Sometimes a windows message takes a bit longer and thus FPS drop.
I solved it then by doing all the rendering in a seperate thread

Now i'm working on an OpenTK app which runs under linux & windows and I do see the same thing again.
So i would suggest create a new thread which handles all the rendering and let the main thread only handle windows messages

the Fiddler's picture

Actually, that's a pretty good idea for a tutorial.

kanato's picture

Did you install SQL server when you installed Visual Studio? I think it is usually installed by default. In the past I ran into this sort of thing caused by SQL server running in the background. Maybe a long shot, but it might be worth checking if SQL server is the cause before blaming OpenTK or the garbage collector.

aberghage's picture

I can second ebeckers' idea of running message handling on a separate thread. I'm working with a thread which just handles windows messages and raises the appropriate internal events (pulling 'em from an object pool to reduce garbage, as was mentioned above). If anyone has an interest in seeing numbers I can try benchmarking this when I get a few spare minutes.

Just a quick note: I'm not sure how to do it from code, never tried, but pinning a process to one cpu is pretty quick to do once-off with the windows task manager. Right click the process and hit "Set Affinity..." (super descriptive name, Microsoft!).

Inertia's picture

Since you're using the same graphics card this may be it: I've experienced similar hiccups with Radeon 3870 due to a bug in Catalyst 9.5 (9.6? 9.7? idk, it has been fixed for a while now) where any OpenGL app with vsync enabled would crawl at 10-15fps, while with vsync disabled it'd go up to ~2400fps. Updating drivers may help. It may also help to see if you can replicate the problem on other PCs.

the Fiddler's picture

Just a word of warning, I've heard that older Nvidia drivers used to have issues with message loops running on a separate thread (some form of conflict between Nvidia's "threaded optimizations"). This should no longer be the case, but it's something to keep an eye out for.

I've looked into moving OpenTK's message loop to a different thread, but decided against this in the end - at least for the 1.0 release. Do post some numbers when you find the time, this is something that might be worth revisiting in a future release.

You can set CPU affinity through code if you pinvoke the relevant API (IIRC "SetProcessorAffinity" or something close to that). There's a similar function for Linux and there should be something for Mac OS X (but no idea what it is called).

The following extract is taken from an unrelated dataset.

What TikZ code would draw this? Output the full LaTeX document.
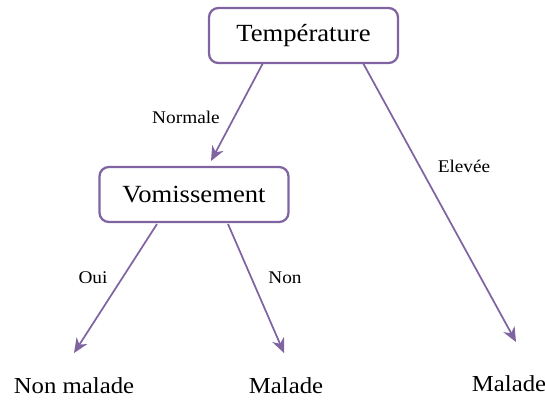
\documentclass[tikz,border=0pt]{standalone}
\usepackage{fontspec}
\setmainfont{Liberation Serif}[FakeStretch=1.08]
\usetikzlibrary{arrows.meta}
\definecolor{purp}{HTML}{8064A2}
\tikzset{
  box/.style={draw=purp, line width=1.7pt, rounded corners=7pt, fill=white, minimum width=189*0.75pt, minimum height=55*0.75pt, font=\fontsize{18.5}{20}\selectfont, inner sep=0pt},
  leaf/.style={font=\fontsize{17.2}{19}\selectfont, inner sep=0pt},
  lbl/.style={font=\fontsize{13.4}{15}\selectfont, inner sep=0pt},
  arr/.style={draw=purp, line width=1.3pt, -{Stealth[length=11pt,width=9.5pt,inset=3.5pt]}}
}
\begin{document}
\begin{tikzpicture}[x=0.75pt,y=-0.75pt]
\useasboundingbox (0,0) rectangle (545,401);
\node[box] (T) at (303.5,35.5) {\raisebox{-1.5pt}{Température}};
\node[box] (V) at (194,194.5) {\raisebox{-1.5pt}{Vomissement}};
\node[leaf] (L1) at (74,386) {Non malade};
\node[leaf] (L2) at (286,386) {Malade};
\node[leaf] (L3) at (509,384) {Malade};
\coordinate (t1) at (263,63);
\coordinate (t2) at (363,63);
\coordinate (v1) at (157,224);
\coordinate (v2) at (228,224);
\coordinate (e1) at (211,161);
\coordinate (e2) at (516,342);
\coordinate (e3) at (74,353);
\coordinate (e4) at (284,353);
\draw[arr] (t1) -- (e1);
\draw[arr] (t2) -- (e2);
\draw[arr] (v1) -- (e3);
\draw[arr] (v2) -- (e4);
\node[lbl] (n1) at (186,117) {Normale};
\node[lbl] (n2) at (464,166) {Elevée};
\node[lbl] (n3) at (93,278) {Oui};
\node[lbl] (n4) at (285,278) {Non};
\end{tikzpicture}
\end{document}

Finally, OpenTK reuses event args to avoid garbage. Yes, this means that the user shouldn't store event args outside the relevant event without cloning them, but this need rarely comes up in practice so it's not an issue. (An event pool faces the same issue, so it doesn't help here - how can you know that the user didn't store a reference to your pooled event?)

plohrmann's picture

Your issue is likely due to the fact that the CPU can't really time what the GPU is doing. VSync prevents the window from REFRESHING 60 times per second, but it doesn't directly stall the GPU. The cyclic nature of your results supports this - let me try to explain. Most OpenGL calls do not return data, they just send data to the GPU, this allows the CPU to give a bunch of info to the GPU without stalling. The SwapBuffers just says "i'm done with that frame, now I'm starting another", and the GPU schedules that message with everything else. If you use the CPU to time that frame, it may have a low value because the CPU didn't wait at all. However, at some point the GPU has to actually work (after, say, 1/60 of a second) which may happen after a few frames have been provided by the CPU (thus you have several frames of zero ms) , the GPU will process them all and display them as needed; during this processing time, the CPU may switch threads / processes while the GPU catches up (thus the hiccup).

Once you cross the boundary between being CPU bound vs GPU bound, then the CPU timings will start to be more accurate. You will need A LOT more than 15 rotating cubes to do that on a 3870!

You're measurements would be better served if you either average them over all the frames, or a rolling average over the last 1 second worth of frames.